Hoje é muito comum encontrar quem defina o mundo contemporâneo como "cultura do efêmero", do instantâneo, do provisório, denunciando a carência de pontos de referência que apontam para algo definitivo. É possível ver ou participar de 'momentos' considerados importantes que, imediatamente, desaparecem no nada e atrás de si deixam somente uma sensação de fracasso, de solidão e de vazio. Inclusive, o tal pensamento único globalizado reivindica para si, como característica principal, o espírito de tolerância.
No entanto, na realidade, o que marca profundamente a nossa época é uma atitude generalizada de indiferença que, por sua vez, se transforma em fonte inesgotável de conflitos. Sem contar que, qualquer que seja o assunto - religioso, político, econômico ou social - entra em ação um mecanismo que reduz tudo à insignificância. Com efeito, a expressão: "É tudo a mesma coisa", é a que mais se ouve.
Ora, a proclamação de que "Tudo é a mesma coisa" não só pode levar ao relativismo mais radical, mas também esvazia totalmente a existência humana de seus significados, reduzindo-os praticamente ao nada! Será que "o nada" é o único valor para tudo e para todos? Será que a expressão, também hoje muito comum, de que "nada é relevante e tudo é equivalente" deve ser considerada como um dos axiomas principais do nosso tempo? Será que não existe "algo" ou "alguém" para o qual vale a pena lutar e viver?
Uma expressão muito significativa na parte final dos "discursos de despedida" do evangelho de João pode fornecer uma ajuda valiosa para compreender melhor as contradições e as ambigüidades da história. É o momento em que Jesus conversa intimamente com seus discípulos, dando-lhes as orientações necessárias, antes de enfrentar o difícil caminho da paixão e da Cruz. "Eu vos disse estas coisas para terdes paz em mim. No mundo haveis de ter tribulações, mas tende confiança, eu venci o mundo" (Jo 16, 33).

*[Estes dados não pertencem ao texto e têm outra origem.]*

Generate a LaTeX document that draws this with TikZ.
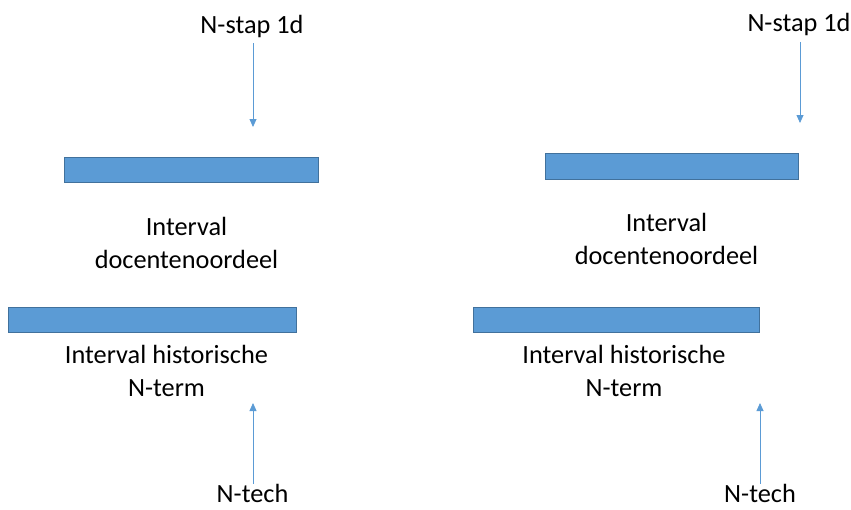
\documentclass[tikz,border=0pt]{standalone}
\usepackage{fontspec}
\setmainfont{Carlito}
\usetikzlibrary{arrows.meta}
\definecolor{barblue}{HTML}{5B9BD5}
\definecolor{bardark}{HTML}{41719C}
\tikzset{
  bar/.style={fill=barblue, draw=bardark, line width=1pt},
  lbl/.style={align=center, inner sep=0pt, font=\fontsize{26.3}{32.5}\selectfont},
  pointer/.style={draw=barblue, line width=0.8pt, -{Triangle[width=7pt,length=8pt]}}
}

\begin{document}
\begin{tikzpicture}[x=1pt,y=-1pt]
\useasboundingbox (0,0) rectangle (851,509);
%LEFT
  \node (stapL) at (252,33) [lbl, anchor=base] {N-stap 1d};
  \coordinate (stapLtip) at (253,127);
  \draw[pointer, shorten <=6pt] (stapLtip |- stapL.south) -- (stapLtip);
  \draw[bar] (64,157) rectangle (318,182);
  \node (docL) at (186.5,243) [lbl] {Interval\\docentenoordeel};
  \draw[bar] (8,307) rectangle (296,332);
  \node (histL) at (166.5,371) [lbl] {Interval historische\\N-term};
  \node (techL) at (252.5,502) [lbl, anchor=base] {N-tech};
  \coordinate (techLtip) at (253,403);
  \draw[pointer] (techLtip |- techL.north) -- (techLtip);

%RIGHT
  \node (stapR) at (799,31.5) [lbl, anchor=base] {N-stap 1d};
  \coordinate (stapRtip) at (800,123);
  \draw[pointer, shorten <=6pt] (stapRtip |- stapR.south) -- (stapRtip);
  \draw[bar] (545,153) rectangle (798,179);
  \node (docR) at (666.5,239) [lbl] {Interval\\docentenoordeel};
  \draw[bar] (473,307) rectangle (759,332);
  \node (histR) at (624,371) [lbl] {Interval historische\\N-term};
  \node (techR) at (760,502) [lbl, anchor=base] {N-tech};
  \coordinate (techRtip) at (760,403);
  \draw[pointer] (techRtip |- techR.north) -- (techRtip);
\end{tikzpicture}
\end{document}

O evangelista se revela profundo conhecedor do drama da situação dos discípulos no mundo, por isso deixa bem claro que eles só podem encontrar a paz "em Jesus" e não no mundo. Este só pode oferecer-lhes aflição e tribulações. A paz "em Jesus" não consiste em manter-se afastados da cruz ou dos conflitos e das aflições do mundo, mas consiste em compreender que a Cruz não se identifica simplesmente com a derrota e que as tribulações podem ser uma ocasião muito preciosa para fundamentar a própria esperança.
A partir disso, torna-se necessária uma releitura da história para não cair nem no desespero nem no absurdo. De acordo com São João e com os outros evangelhos, a história tem seu ponto central na morte-ressurreição de Jesus. É este momento central que constitui a chave de interpretação. Por isso, a promessa e a fidelidade de Jesus, através de sua morte-ressurreição, revelam-se inabaláveis e vitoriosas sobre todas as forças ambíguas e negativas do mundo.
Nisso está também o fundamento da paz dos discípulos. Por lógica conseqüência, a paz e a confiança (note-se o imperativo: tende confiança!) nascem da gratuidade e do amor de Deus, realidade acessível aos discípulos unicamente mediante a fé. Com efeito, a fé e a relação de reciprocidade dos discípulos (15,12) conseguem perceber que o amor, aparentemente derrotado, na realidade, é vencedor:
"Eu venci o mundo". Com um realismo impressionante, o evangelista apresenta o mundo e a história como "lugar" onde se experimentam aflições, provas, tribulações e sofrimentos. Todas essas situações são manifestações de um mundo sujeito a convulsões (as dores do parto: 16, 20-21), mas ao mesmo tempo são sinais de que está chegando um mundo novo e definitivo, feito de paz, de amor, de alegria, de liberdade.